Alex has ‘started a successful business developing rehabilitation courses for white collar criminals to steer them away from a return to crime’. Atkins marvels ‘at how quickly’ the criminal justice system has embraced Alex (the Ministry of Justice has endorsed Alex’s business, Atkins hears him speak, well, at a counter-fraud conference in 2023). Atkins closes the chapter on Alex by wondering ‘how many crimes he has personally spawned’ while at Wandsworth for his first bunch of frauds.
Atkins shows how hard it is to generalise about anything to do with crime and justice; even having ‘a loving and supportive family can actually make the cycle of offending much worse’. Atkins concludes that, sadly, stories of redemption are an exception, to the rule of criminals doing more and more crime. He states that ‘the state bodies, officials and companies that are charged with keeping offenders out of prison are either absent or doing the exact opposite’.
Atkins touches on some ‘potential solutions’; as for probation, thanks to part-privatisation in the 2010s ‘it’s effectively stopped functioning as a means of rehabilitation’. We need more and better places for people when they’re released from jail. Offenders need jobs; the recall system needs ‘a complete overhaul’. Drug addiction should be treated as a medical problem rather than a criminal one. The more or less general automatic release of prisoners halfway through a prison sentence ‘is a millstone around the neck of the criminal justice system’ and sentences need to be honest. The state spends millions on ‘dubious offending behaviour courses that have no hard evidence that they actually work’. Trust in such programmes can kill (Atkins mentions Usman Khan, the Fishmongers’ Hall and London Bridge terrorist of 2019).

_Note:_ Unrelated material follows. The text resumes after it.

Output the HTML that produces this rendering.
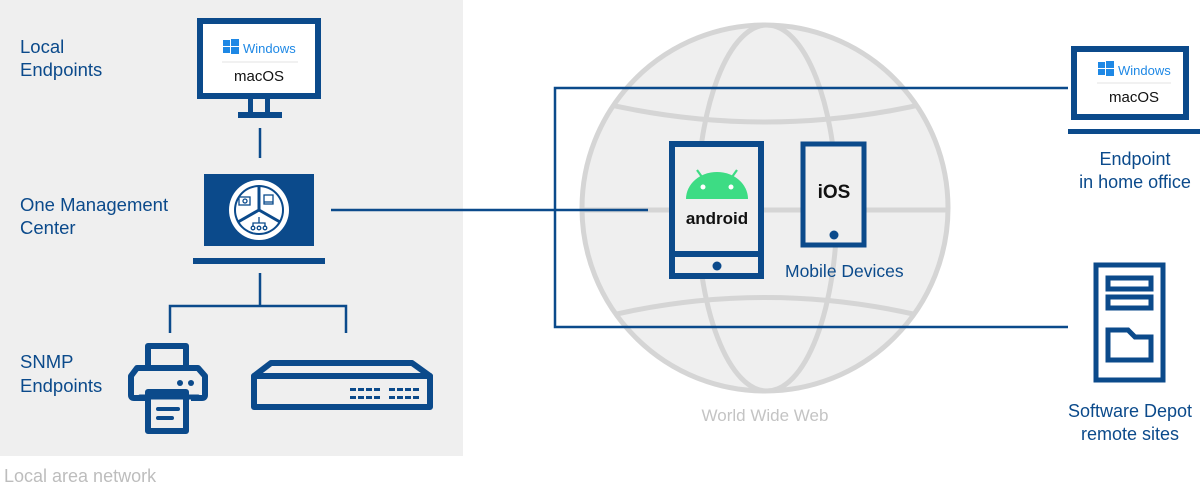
<!DOCTYPE html>
<html><head><meta charset="utf-8"><style>
html,body{margin:0;padding:0;background:#fff;}
svg{display:block;}
text{font-family:"Liberation Sans",sans-serif;}
</style></head><body>
<svg width="1200" height="483" viewBox="0 0 1200 483" xmlns="http://www.w3.org/2000/svg">
<defs><clipPath id="gc"><circle cx="765" cy="208" r="183"/></clipPath></defs>
<rect x="0" y="0" width="463" height="456" fill="#efefef"/>
<text x="4" y="482" font-size="18" fill="#bdbdbd">Local area network</text>
<g font-size="18.5" fill="#0b4a8b">
<text x="20" y="53">Local</text><text x="20" y="76">Endpoints</text>
<text x="20" y="211">One Management</text><text x="20" y="234">Center</text>
<text x="20" y="368">SNMP</text><text x="20" y="392">Endpoints</text>
</g>
<!-- globe -->
<circle cx="765" cy="208" r="183" fill="#efefef" stroke="#d5d5d5" stroke-width="5"/>
<g clip-path="url(#gc)" fill="none" stroke="#d5d5d5" stroke-width="5">
<ellipse cx="767" cy="208" rx="70" ry="183"/>
<line x1="580" y1="210" x2="950" y2="210"/>
<path d="M560 92 Q765 152 970 92"/>
<path d="M560 329 Q765 266 970 329"/>
</g>
<text x="765" y="421" font-size="17" fill="#c4c4c4" text-anchor="middle">World Wide Web</text>
<!-- connectors -->
<g stroke="#0b4a8b" stroke-width="2.5" fill="none">
<line x1="260" y1="128" x2="260" y2="158"/>
<line x1="260" y1="273" x2="260" y2="306"/>
<path d="M170 333 V306 H346 V333"/>
<line x1="331" y1="210" x2="648" y2="210"/>
<path d="M1068 88 H555 V327 H1068"/>
</g>
<!-- local monitor -->
<rect x="200" y="21" width="118" height="75" fill="#fff" stroke="#0b4a8b" stroke-width="6"/>
<rect x="248" y="98" width="5" height="15" fill="#0b4a8b"/><rect x="265" y="98" width="5" height="15" fill="#0b4a8b"/>
<rect x="238" y="112" width="44" height="6" fill="#0b4a8b"/>
<g>
<rect x="223" y="40" width="7" height="6" fill="#1e88e5"/><rect x="231" y="39" width="8" height="7" fill="#1e88e5"/>
<rect x="223" y="47" width="7" height="6" fill="#1e88e5"/><rect x="231" y="47" width="8" height="7" fill="#1e88e5"/>
<text x="243" y="53" font-size="13" fill="#1e88e5">Windows</text>
<line x1="222" y1="62" x2="298" y2="62" stroke="#e3e3e3" stroke-width="1"/>
<text x="259" y="81" font-size="15" fill="#111" text-anchor="middle">macOS</text>
</g>
<!-- OMC -->
<rect x="204" y="174" width="110" height="72" fill="#0b4a8b"/>
<circle cx="259" cy="210" r="30" fill="#fff"/>
<circle cx="259" cy="210" r="25" fill="#0b4a8b"/>
<circle cx="259" cy="210" r="23" fill="#fff"/>
<g stroke="#0b4a8b" stroke-width="3"><line x1="259" y1="210" x2="259" y2="186"/><line x1="259" y1="210" x2="238" y2="222"/><line x1="259" y1="210" x2="280" y2="222"/></g>
<g stroke="#0b4a8b" stroke-width="1.3" fill="none">
<rect x="239" y="197" width="11" height="8"/><circle cx="245" cy="201" r="2"/>
<rect x="264" y="195" width="9" height="9"/><line x1="264" y1="202" x2="273" y2="202"/>
<circle cx="253" cy="228" r="1.8"/><circle cx="259" cy="228" r="1.8"/><circle cx="265" cy="228" r="1.8"/>
<path d="M259 217 V223 M253 226 V223 H265 V226"/>
</g>
<rect x="193" y="258" width="132" height="6" fill="#0b4a8b"/>
<!-- printer -->
<g stroke="#0b4a8b" stroke-width="6" fill="none" stroke-linejoin="round">
<rect x="148" y="346" width="38" height="22"/>
<path d="M145 398 H134 Q131 398 131 395 V376 L137 368 H198 L205 376 V395 Q205 398 202 398 H191"/>
<rect x="148" y="392" width="38" height="39"/>
</g>
<line x1="140" y1="397" x2="198" y2="397" stroke="#0b4a8b" stroke-width="5" stroke-linecap="round"/>
<circle cx="180" cy="383" r="3" fill="#0b4a8b"/><circle cx="191" cy="383" r="3" fill="#0b4a8b"/>
<line x1="158" y1="409" x2="178" y2="409" stroke="#0b4a8b" stroke-width="4" stroke-linecap="round"/>
<line x1="158" y1="418" x2="172" y2="418" stroke="#0b4a8b" stroke-width="4" stroke-linecap="round"/>
<!-- switch -->
<g stroke="#0b4a8b" stroke-width="6" fill="none" stroke-linejoin="round">
<path d="M254 376 L271 363 H412 L430 376 Z"/>
<rect x="254" y="376" width="176" height="31"/>
</g>
<g fill="#0b4a8b">
<rect x="350" y="388" width="6" height="3"/><rect x="358" y="388" width="6" height="3"/><rect x="366" y="388" width="6" height="3"/><rect x="374" y="388" width="6" height="3"/>
<rect x="350" y="396" width="6" height="3"/><rect x="358" y="396" width="6" height="3"/><rect x="366" y="396" width="6" height="3"/><rect x="374" y="396" width="6" height="3"/>
<rect x="389" y="388" width="6" height="3"/><rect x="397" y="388" width="6" height="3"/><rect x="405" y="388" width="6" height="3"/><rect x="413" y="388" width="6" height="3"/>
<rect x="389" y="396" width="6" height="3"/><rect x="397" y="396" width="6" height="3"/><rect x="405" y="396" width="6" height="3"/><rect x="413" y="396" width="6" height="3"/>
</g>
<!-- tablet -->
<rect x="672" y="144" width="89" height="132" fill="#efefef" stroke="#0b4a8b" stroke-width="6"/>
<line x1="672" y1="254" x2="761" y2="254" stroke="#0b4a8b" stroke-width="6"/>
<circle cx="717" cy="266" r="4.5" fill="#0b4a8b"/>
<path d="M686 199 A31 27 0 0 1 748 199 Z" fill="#3ddc84"/>
<g stroke="#3ddc84" stroke-width="2.2"><line x1="702" y1="177" x2="697" y2="170"/><line x1="732" y1="177" x2="737" y2="170"/></g>
<circle cx="703" cy="187" r="2.5" fill="#fff"/><circle cx="731" cy="187" r="2.5" fill="#fff"/>
<text x="717" y="224" font-size="17" font-weight="bold" fill="#111" text-anchor="middle">android</text>
<!-- phone -->
<rect x="803" y="144" width="61" height="101" fill="#efefef" stroke="#0b4a8b" stroke-width="5"/>
<circle cx="834" cy="235" r="4.5" fill="#0b4a8b"/>
<text x="834" y="198" font-size="19" font-weight="bold" fill="#111" text-anchor="middle">iOS</text>
<text x="785" y="277" font-size="17.5" fill="#0b4a8b">Mobile Devices</text>
<!-- remote laptop -->
<rect x="1074" y="49" width="112" height="68" fill="#fff" stroke="#0b4a8b" stroke-width="6"/>
<rect x="1068" y="129" width="132" height="5" fill="#0b4a8b"/>
<rect x="1098" y="62" width="7" height="6" fill="#1e88e5"/><rect x="1106" y="61" width="8" height="7" fill="#1e88e5"/>
<rect x="1098" y="69" width="7" height="6" fill="#1e88e5"/><rect x="1106" y="69" width="8" height="7" fill="#1e88e5"/>
<text x="1118" y="75" font-size="13" fill="#1e88e5">Windows</text>
<line x1="1097" y1="83" x2="1171" y2="83" stroke="#e3e3e3" stroke-width="1"/>
<text x="1134" y="102" font-size="15" fill="#111" text-anchor="middle">macOS</text>
<g font-size="18" fill="#0b4a8b" text-anchor="middle">
<text x="1135" y="165">Endpoint</text><text x="1135" y="188">in home office</text>
<text x="1130" y="417">Software Depot</text><text x="1130" y="440">remote sites</text>
</g>
<!-- server -->
<g stroke="#0b4a8b" stroke-width="5" fill="none">
<rect x="1096" y="265" width="67" height="115"/>
<rect x="1108" y="278" width="43" height="11"/>
<rect x="1108" y="297" width="43" height="11"/>
<path d="M1108 360 V330 H1128 L1135 337 H1151 V360 Z"/>
</g>
</svg>
</body></html>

Without such ‘radical reform’, Atkins tells us that ‘the UK will continue to be plagued by sky-high levels of re-offending’. Carrot or stick? he asks, and answers his own question. The system ‘traps’ offenders, and society ‘believes that crime can be fixed by brutal punishment alone rather than an evidence-based approach to lift people out of the criminal cycle’. This updated paperback edition (with more about how some of the people we meet are getting on) of Time After Time is that evidence.